Turnabout is fair play. In 2008, candidate Barack Obama assailed the Bush administration for the rising gas prices. With gas prices predicted to rise to $4.25 a gallon in April, the Republicans feel that they have an issue. Some of the Democrats are already running scared and advising the president to tap the strategic petroleum reserve (SPR) to dampen the spiraling costs.
Barack Obama made the energy issue the theme of his weekly broadcast and, on the one hand, took credit for increased domestic production while, on the other hand, claiming that the rise in prices was due to circumstances beyond the administration's control. Instead of gimmicks, he called upon Americans to "get our priorities straight and make a sustained, serious effort to tackle this problem.'
Republicans are not likely to be persuaded and presidential candidate Newt Gingrich sees the issue as a way of summing up the Republican critique of Barack Obama.
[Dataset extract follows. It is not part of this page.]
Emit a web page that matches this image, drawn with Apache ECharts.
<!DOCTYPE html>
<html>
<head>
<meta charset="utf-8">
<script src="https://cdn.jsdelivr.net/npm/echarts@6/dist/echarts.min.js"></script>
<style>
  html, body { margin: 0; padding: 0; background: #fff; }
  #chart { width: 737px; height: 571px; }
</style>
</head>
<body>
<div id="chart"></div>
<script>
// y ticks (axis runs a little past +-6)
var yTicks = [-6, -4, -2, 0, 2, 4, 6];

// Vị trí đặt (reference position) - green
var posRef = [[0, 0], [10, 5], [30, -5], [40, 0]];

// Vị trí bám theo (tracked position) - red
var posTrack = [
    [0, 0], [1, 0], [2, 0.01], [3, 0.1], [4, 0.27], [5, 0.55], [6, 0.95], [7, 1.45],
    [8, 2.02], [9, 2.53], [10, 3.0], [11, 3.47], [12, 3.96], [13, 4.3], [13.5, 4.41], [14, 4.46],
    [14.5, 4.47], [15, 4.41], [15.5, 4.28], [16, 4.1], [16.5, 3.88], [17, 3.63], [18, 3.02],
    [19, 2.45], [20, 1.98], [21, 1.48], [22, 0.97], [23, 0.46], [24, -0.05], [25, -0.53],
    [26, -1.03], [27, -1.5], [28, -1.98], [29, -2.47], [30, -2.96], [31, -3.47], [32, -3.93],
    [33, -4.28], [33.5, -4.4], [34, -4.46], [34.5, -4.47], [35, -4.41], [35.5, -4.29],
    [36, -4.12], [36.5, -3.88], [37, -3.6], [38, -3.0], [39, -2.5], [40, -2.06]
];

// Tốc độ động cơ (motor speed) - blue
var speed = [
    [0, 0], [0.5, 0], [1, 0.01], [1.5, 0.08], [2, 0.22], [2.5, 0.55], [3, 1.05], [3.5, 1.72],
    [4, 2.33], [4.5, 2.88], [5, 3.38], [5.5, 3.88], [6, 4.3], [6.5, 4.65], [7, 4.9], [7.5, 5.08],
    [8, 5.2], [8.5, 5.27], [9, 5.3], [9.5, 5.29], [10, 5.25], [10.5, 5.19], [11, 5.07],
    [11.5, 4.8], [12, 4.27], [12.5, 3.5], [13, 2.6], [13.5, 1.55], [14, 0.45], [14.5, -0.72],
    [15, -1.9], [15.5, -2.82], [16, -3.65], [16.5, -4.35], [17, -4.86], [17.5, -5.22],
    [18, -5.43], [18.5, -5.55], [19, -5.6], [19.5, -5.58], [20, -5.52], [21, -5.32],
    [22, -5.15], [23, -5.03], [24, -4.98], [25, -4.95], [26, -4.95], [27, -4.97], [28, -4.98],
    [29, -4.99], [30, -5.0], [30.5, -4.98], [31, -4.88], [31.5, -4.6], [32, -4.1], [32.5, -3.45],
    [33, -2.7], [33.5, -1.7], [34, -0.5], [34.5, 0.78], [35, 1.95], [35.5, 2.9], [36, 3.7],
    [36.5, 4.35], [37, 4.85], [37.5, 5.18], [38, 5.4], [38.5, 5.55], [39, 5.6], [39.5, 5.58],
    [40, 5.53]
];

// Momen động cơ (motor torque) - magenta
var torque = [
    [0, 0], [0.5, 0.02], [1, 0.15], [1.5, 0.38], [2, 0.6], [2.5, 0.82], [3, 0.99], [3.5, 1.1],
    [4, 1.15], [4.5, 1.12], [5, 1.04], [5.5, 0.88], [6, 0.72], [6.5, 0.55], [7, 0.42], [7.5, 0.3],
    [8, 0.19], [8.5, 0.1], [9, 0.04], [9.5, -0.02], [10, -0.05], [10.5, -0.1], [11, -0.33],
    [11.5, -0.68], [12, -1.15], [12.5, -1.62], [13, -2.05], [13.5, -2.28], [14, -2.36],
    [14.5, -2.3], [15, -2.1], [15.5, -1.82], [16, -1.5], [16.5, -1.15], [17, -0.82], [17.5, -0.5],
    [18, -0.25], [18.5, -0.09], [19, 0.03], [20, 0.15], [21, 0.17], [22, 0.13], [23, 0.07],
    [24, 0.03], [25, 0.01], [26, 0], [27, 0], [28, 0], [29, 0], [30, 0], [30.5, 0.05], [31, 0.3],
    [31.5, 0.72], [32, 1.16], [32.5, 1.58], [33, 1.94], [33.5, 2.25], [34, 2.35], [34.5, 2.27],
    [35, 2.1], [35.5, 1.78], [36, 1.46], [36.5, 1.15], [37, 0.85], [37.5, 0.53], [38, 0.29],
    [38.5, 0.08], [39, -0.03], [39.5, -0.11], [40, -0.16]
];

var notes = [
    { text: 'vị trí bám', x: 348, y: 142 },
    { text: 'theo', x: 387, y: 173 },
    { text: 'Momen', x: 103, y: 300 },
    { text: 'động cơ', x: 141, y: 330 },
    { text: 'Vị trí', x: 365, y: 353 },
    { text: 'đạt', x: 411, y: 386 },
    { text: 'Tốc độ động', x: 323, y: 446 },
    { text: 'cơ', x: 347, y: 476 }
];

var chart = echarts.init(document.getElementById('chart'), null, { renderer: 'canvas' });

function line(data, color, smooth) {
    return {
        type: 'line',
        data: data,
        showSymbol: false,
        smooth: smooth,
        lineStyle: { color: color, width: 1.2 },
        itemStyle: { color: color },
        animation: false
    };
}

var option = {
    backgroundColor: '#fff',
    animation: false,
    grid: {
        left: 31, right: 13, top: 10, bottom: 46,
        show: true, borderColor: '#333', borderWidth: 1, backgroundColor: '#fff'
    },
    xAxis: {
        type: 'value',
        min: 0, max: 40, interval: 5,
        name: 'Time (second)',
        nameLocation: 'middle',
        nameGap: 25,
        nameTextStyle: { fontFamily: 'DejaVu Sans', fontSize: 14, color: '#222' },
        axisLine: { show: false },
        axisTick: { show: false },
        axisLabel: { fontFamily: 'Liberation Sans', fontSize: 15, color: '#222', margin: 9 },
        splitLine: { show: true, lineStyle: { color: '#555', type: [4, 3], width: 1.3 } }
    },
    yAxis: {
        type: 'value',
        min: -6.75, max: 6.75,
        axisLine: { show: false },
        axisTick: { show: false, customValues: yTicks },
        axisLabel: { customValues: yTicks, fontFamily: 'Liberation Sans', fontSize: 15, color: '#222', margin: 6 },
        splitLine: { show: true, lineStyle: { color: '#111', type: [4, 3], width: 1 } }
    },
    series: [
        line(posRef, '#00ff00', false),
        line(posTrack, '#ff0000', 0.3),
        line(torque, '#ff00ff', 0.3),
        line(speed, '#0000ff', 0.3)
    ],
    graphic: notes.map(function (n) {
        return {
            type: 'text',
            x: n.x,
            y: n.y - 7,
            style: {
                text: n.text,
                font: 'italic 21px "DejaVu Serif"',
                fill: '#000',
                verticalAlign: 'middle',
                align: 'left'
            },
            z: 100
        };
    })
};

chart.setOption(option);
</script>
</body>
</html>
Gingrich accused Obama of making the country more dependent on foreign countries, symbolized by Obama's bow to the Saudi King. He ridiculed the president for placing his reliance on algae for biofuels or on better tire inflation, rather than opening up federal lands for drilling.
Gingrich also accused Obama of trying to dictate American's lifestyle, including having everyone drive GM's electric Volt automobile. In an obvious appeal to fellow hunters, the former speaker added "can't fit a gun rack in a Volt."
The pro-Republican Wall Street Journal joined the attack in an editorial that accused Obama of claiming credit for increased domestic production, while trying to shrug off responsibility by pointing to international events. The last time the administration linked gasoline prices to events elsewhere was during the fighting in Libya, but now that Libya had fully resumed oil production, why weren't prices declining? By Obama's logic, continued the Journal "higher prices are one more reason to raise taxes on oil and gas drillers while handing even more subsidies to his friends in green energy."
The Journal noted that higher prices were also a byproduct of a debased dollar and that this was one of the inflationary chickens coming home to roost.
Fox News, which also favors the Republicans, derided Obama for claiming credit for increased US production. Increased domestic production was the result of the shale oil boom and investments on state lands, they claimed, so that the production increase came about not as a result of the Obama administration but in spite of it.